◆ **THE REQUEST**
Restate all the material verbatim, except for the pictures.

◆ **STORED DATA**
▬▬▬

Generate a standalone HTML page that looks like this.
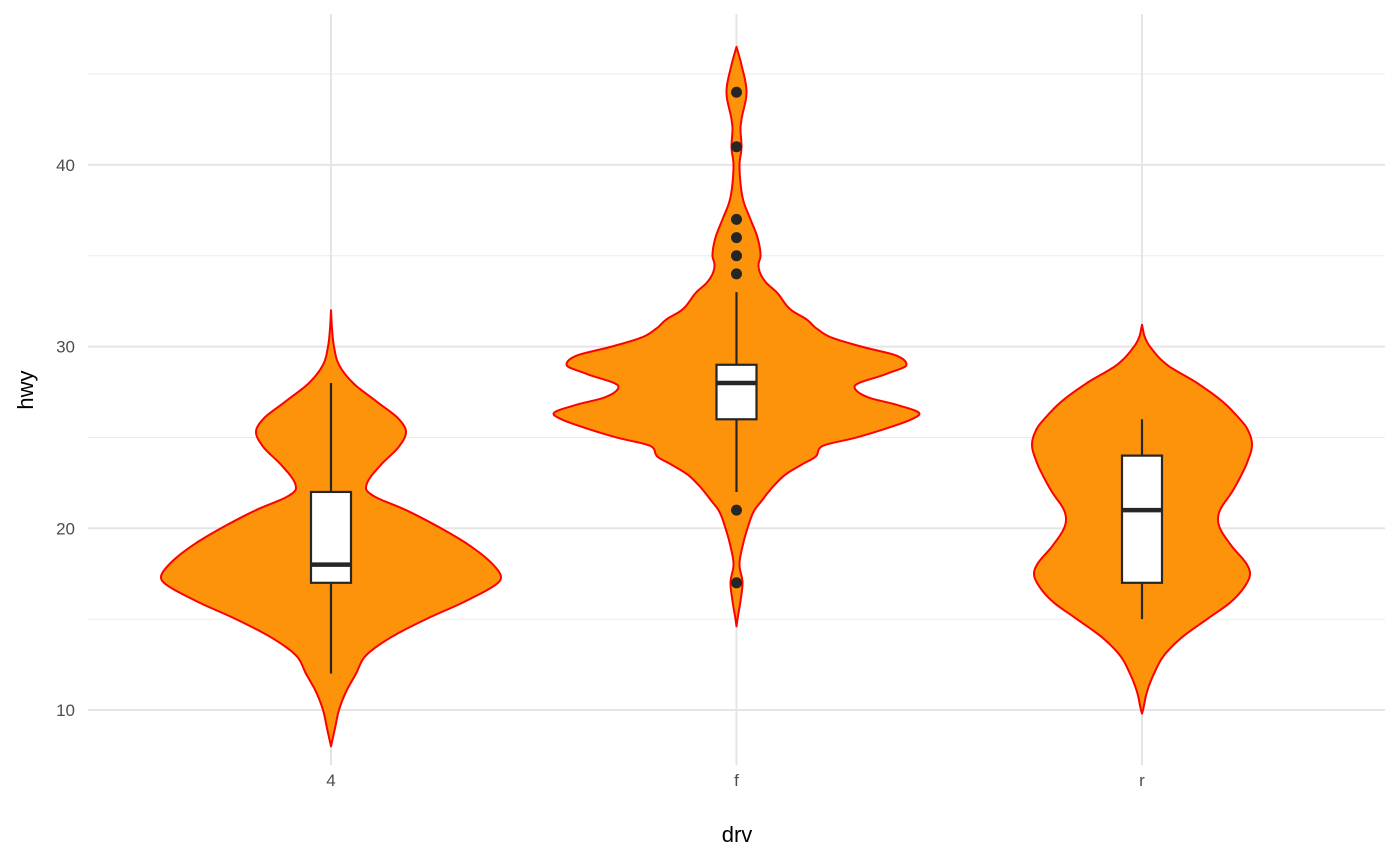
<!DOCTYPE html>
<html><head><meta charset="utf-8"><style>
body{margin:0;background:#fff;}
svg{display:block;font-family:"Liberation Sans",Arial,sans-serif;}
</style></head><body>
<svg id="chart" width="1400" height="865"></svg>
<script>
const categories=["4","f","r"];
const yTicks=[10,20,30,40];
const yMinor=[15,25,35,45];
const violin4=[[32,0],[31,1],[30,3],[29,8],[28,22],[27,45],[26,68],[25.3,75],[24.5,68],[23.5,50],[22.6,37],[22.2,35],[21.8,42],[21,75],[20,110],[19,140],[18,162],[17.3,170],[17,167],[16,135],[15,95],[14,60],[13,35],[12,25],[11,15],[10,8],[9,4],[8.5,2],[8,0]];
const violinF=[[46.5,0],[45.5,5],[44,10],[42.5,5],[42,4],[41,5],[40,3],[39,4],[38,7],[37,14],[36,21],[35,24],[34.5,22],[34,24],[33.5,30],[33,40],[32,55],[31.5,70],[31,80],[30.5,95],[30,125],[29.5,160],[29,170],[28.5,150],[27.8,118],[27.2,132],[26.8,160],[26.3,183],[26,175],[25.5,150],[25,120],[24.5,85],[24,80],[23.5,65],[23,50],[22.5,40],[22,32],[21.5,25],[21,18],[20,11],[19,6],[18,3],[17,6],[16,4],[15,1],[14.6,0]];
const violinR=[[31.2,0],[30.5,3],[30,8],[29,25],[28,55],[27,80],[26,98],[25.5,105],[24.6,110],[23.6,105],[23,100],[22,90],[21,78],[20.5,76],[20,78],[19,90],[18,105],[17.5,108],[17,105],[16,90],[15,65],[14,40],[13,22],[12,12],[11,5],[10,1],[9.8,0]];
const violins=[violin4,violinF,violinR];
const boxLow=[12,22,15];
const boxQ1=[17,26,17];
const boxMed=[18,28,21];
const boxQ3=[22,29,24];
const boxHigh=[28,33,26];
const outliersF=[44,41,37,36,35,34,21,17];

const NS="http://www.w3.org/2000/svg";
const svg=document.getElementById('chart');
const px0=88,px1=1385,py0=14,py1=765;
function y(v){return 710-(v-10)*18.17;}
function x(i){return 331+i*405.5;}
function el(t,a,p){const e=document.createElementNS(NS,t);for(const k in a)e.setAttribute(k,a[k]);(p||svg).appendChild(e);return e;}
yMinor.forEach(v=>{const l=el('line',{x1:px0,x2:px1,y1:y(v),y2:y(v),stroke:'#ebebeb','stroke-width':1});

});
yTicks.forEach(v=>{const l=el('line',{x1:px0,x2:px1,y1:y(v),y2:y(v),stroke:'#e5e5e5','stroke-width':2});


const t=el('text',{x:75,y:y(v)+6,'text-anchor':'end','font-size':17,fill:'#4d4d4d'});t.textContent=v;

});
categories.forEach((c,i)=>{const l=el('line',{x1:x(i),x2:x(i),y1:py0,y2:py1,stroke:'#e5e5e5','stroke-width':2});


const t=el('text',{x:x(i),y:786,'text-anchor':'middle','font-size':17,fill:'#4d4d4d'});t.textContent=c;

});
function monotone(pts){
  const p=pts.slice().sort((a,b)=>a[0]-b[0]);const n=p.length;
  const xs=p.map(q=>q[0]),ys=p.map(q=>q[1]);const d=[],m=[];
  for(let i=0;i<n-1;i++)d.push((ys[i+1]-ys[i])/(xs[i+1]-xs[i]));
  m[0]=d[0];m[n-1]=d[n-2];
  for(let i=1;i<n-1;i++){m[i]=(d[i-1]*d[i]<=0)?0:(d[i-1]+d[i])/2;}
  for(let i=0;i<n-1;i++){if(d[i]===0){m[i]=0;m[i+1]=0;continue;}
    const a=m[i]/d[i],b=m[i+1]/d[i],s=a*a+b*b;if(s>9){const t=3/Math.sqrt(s);m[i]=t*a*d[i];m[i+1]=t*b*d[i];}}
  return function(v){let i=0;while(i<n-2&&v>xs[i+1])i++;
    const h=xs[i+1]-xs[i],t=(v-xs[i])/h,t2=t*t,t3=t2*t;
    return (2*t3-3*t2+1)*ys[i]+(t3-2*t2+t)*h*m[i]+(-2*t3+3*t2)*ys[i+1]+(t3-t2)*h*m[i+1];};
}
violins.forEach((v,i)=>{const cx=x(i);
const f=monotone(v);const lo=Math.min(...v.map(q=>q[0])),hi=Math.max(...v.map(q=>q[0]));
const right=[],left=[];const steps=Math.ceil((hi-lo)*18.17);
for(let k=0;k<=steps;k++){const val=hi-(hi-lo)*k/steps;const w=Math.max(0,f(val));right.push([cx+w,y(val)]);left.unshift([cx-w,y(val)]);}
const d='M'+right.concat(left).map(q=>q[0].toFixed(2)+','+q[1].toFixed(2)).join('L')+'Z';
const p=el('path',{d:d,fill:'#fd930a',stroke:'#ff0000','stroke-width':2,'stroke-linejoin':'round'});


const g=el('g',{});


el('line',{x1:cx,x2:cx,y1:y(boxHigh[i]),y2:y(boxQ3[i]),stroke:'#262626','stroke-width':2.2},g);
el('line',{x1:cx,x2:cx,y1:y(boxQ1[i]),y2:y(boxLow[i]),stroke:'#262626','stroke-width':2.2},g);
el('rect',{x:cx-20,y:y(boxQ3[i]),width:40,height:y(boxQ1[i])-y(boxQ3[i]),fill:'#fff',stroke:'#262626','stroke-width':2.2},g);
el('line',{x1:cx-20,x2:cx+20,y1:y(boxMed[i]),y2:y(boxMed[i]),stroke:'#262626','stroke-width':4.5},g);
});
outliersF.forEach(v=>{const c=el('circle',{cx:x(1),cy:y(v),r:5.5,fill:'#262626'});

});
const xt=el('text',{x:737,y:842,'text-anchor':'middle','font-size':22,fill:'#000'});xt.textContent='drv';


const yt=el('text',{x:33,y:390,'text-anchor':'middle','font-size':22,fill:'#000',transform:'rotate(-90 33 390)'});yt.textContent='hwy';


</script>
</body></html>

▬▬▬

◆ **FINISHED EXERCISE**
Generate a standalone HTML page that looks like this.
<!DOCTYPE html>
<html><head><meta charset="utf-8"><style>
body{margin:0;background:#fff;}
svg{display:block;font-family:"Liberation Sans",Arial,sans-serif;}
</style></head><body>
<svg id="chart" width="1400" height="865"></svg>
<script>
const categories=["4","f","r"];
const yTicks=[10,20,30,40];
const yMinor=[15,25,35,45];
const violin4=[[32,0],[31,1],[30,3],[29,8],[28,22],[27,45],[26,68],[25.3,75],[24.5,68],[23.5,50],[22.6,37],[22.2,35],[21.8,42],[21,75],[20,110],[19,140],[18,162],[17.3,170],[17,167],[16,135],[15,95],[14,60],[13,35],[12,25],[11,15],[10,8],[9,4],[8.5,2],[8,0]];
const violinF=[[46.5,0],[45.5,5],[44,10],[42.5,5],[42,4],[41,5],[40,3],[39,4],[38,7],[37,14],[36,21],[35,24],[34.5,22],[34,24],[33.5,30],[33,40],[32,55],[31.5,70],[31,80],[30.5,95],[30,125],[29.5,160],[29,170],[28.5,150],[27.8,118],[27.2,132],[26.8,160],[26.3,183],[26,175],[25.5,150],[25,120],[24.5,85],[24,80],[23.5,65],[23,50],[22.5,40],[22,32],[21.5,25],[21,18],[20,11],[19,6],[18,3],[17,6],[16,4],[15,1],[14.6,0]];
const violinR=[[31.2,0],[30.5,3],[30,8],[29,25],[28,55],[27,80],[26,98],[25.5,105],[24.6,110],[23.6,105],[23,100],[22,90],[21,78],[20.5,76],[20,78],[19,90],[18,105],[17.5,108],[17,105],[16,90],[15,65],[14,40],[13,22],[12,12],[11,5],[10,1],[9.8,0]];
const violins=[violin4,violinF,violinR];
const boxLow=[12,22,15];
const boxQ1=[17,26,17];
const boxMed=[18,28,21];
const boxQ3=[22,29,24];
const boxHigh=[28,33,26];
const outliersF=[44,41,37,36,35,34,21,17];

const NS="http://www.w3.org/2000/svg";
const svg=document.getElementById('chart');
const px0=88,px1=1385,py0=14,py1=765;
function y(v){return 710-(v-10)*18.17;}
function x(i){return 331+i*405.5;}
function el(t,a,p){const e=document.createElementNS(NS,t);for(const k in a)e.setAttribute(k,a[k]);(p||svg).appendChild(e);return e;}
yMinor.forEach(v=>{const l=el('line',{x1:px0,x2:px1,y1:y(v),y2:y(v),stroke:'#ebebeb','stroke-width':1});

});
yTicks.forEach(v=>{const l=el('line',{x1:px0,x2:px1,y1:y(v),y2:y(v),stroke:'#e5e5e5','stroke-width':2});


const t=el('text',{x:75,y:y(v)+6,'text-anchor':'end','font-size':17,fill:'#4d4d4d'});t.textContent=v;

});
categories.forEach((c,i)=>{const l=el('line',{x1:x(i),x2:x(i),y1:py0,y2:py1,stroke:'#e5e5e5','stroke-width':2});


const t=el('text',{x:x(i),y:786,'text-anchor':'middle','font-size':17,fill:'#4d4d4d'});t.textContent=c;

});
function monotone(pts){
  const p=pts.slice().sort((a,b)=>a[0]-b[0]);const n=p.length;
  const xs=p.map(q=>q[0]),ys=p.map(q=>q[1]);const d=[],m=[];
  for(let i=0;i<n-1;i++)d.push((ys[i+1]-ys[i])/(xs[i+1]-xs[i]));
  m[0]=d[0];m[n-1]=d[n-2];
  for(let i=1;i<n-1;i++){m[i]=(d[i-1]*d[i]<=0)?0:(d[i-1]+d[i])/2;}
  for(let i=0;i<n-1;i++){if(d[i]===0){m[i]=0;m[i+1]=0;continue;}
    const a=m[i]/d[i],b=m[i+1]/d[i],s=a*a+b*b;if(s>9){const t=3/Math.sqrt(s);m[i]=t*a*d[i];m[i+1]=t*b*d[i];}}
  return function(v){let i=0;while(i<n-2&&v>xs[i+1])i++;
    const h=xs[i+1]-xs[i],t=(v-xs[i])/h,t2=t*t,t3=t2*t;
    return (2*t3-3*t2+1)*ys[i]+(t3-2*t2+t)*h*m[i]+(-2*t3+3*t2)*ys[i+1]+(t3-t2)*h*m[i+1];};
}
violins.forEach((v,i)=>{const cx=x(i);
const f=monotone(v);const lo=Math.min(...v.map(q=>q[0])),hi=Math.max(...v.map(q=>q[0]));
const right=[],left=[];const steps=Math.ceil((hi-lo)*18.17);
for(let k=0;k<=steps;k++){const val=hi-(hi-lo)*k/steps;const w=Math.max(0,f(val));right.push([cx+w,y(val)]);left.unshift([cx-w,y(val)]);}
const d='M'+right.concat(left).map(q=>q[0].toFixed(2)+','+q[1].toFixed(2)).join('L')+'Z';
const p=el('path',{d:d,fill:'#fd930a',stroke:'#ff0000','stroke-width':2,'stroke-linejoin':'round'});


const g=el('g',{});


el('line',{x1:cx,x2:cx,y1:y(boxHigh[i]),y2:y(boxQ3[i]),stroke:'#262626','stroke-width':2.2},g);
el('line',{x1:cx,x2:cx,y1:y(boxQ1[i]),y2:y(boxLow[i]),stroke:'#262626','stroke-width':2.2},g);
el('rect',{x:cx-20,y:y(boxQ3[i]),width:40,height:y(boxQ1[i])-y(boxQ3[i]),fill:'#fff',stroke:'#262626','stroke-width':2.2},g);
el('line',{x1:cx-20,x2:cx+20,y1:y(boxMed[i]),y2:y(boxMed[i]),stroke:'#262626','stroke-width':4.5},g);
});
outliersF.forEach(v=>{const c=el('circle',{cx:x(1),cy:y(v),r:5.5,fill:'#262626'});

});
const xt=el('text',{x:737,y:842,'text-anchor':'middle','font-size':22,fill:'#000'});xt.textContent='drv';


const yt=el('text',{x:33,y:390,'text-anchor':'middle','font-size':22,fill:'#000',transform:'rotate(-90 33 390)'});yt.textContent='hwy';


</script>
</body></html>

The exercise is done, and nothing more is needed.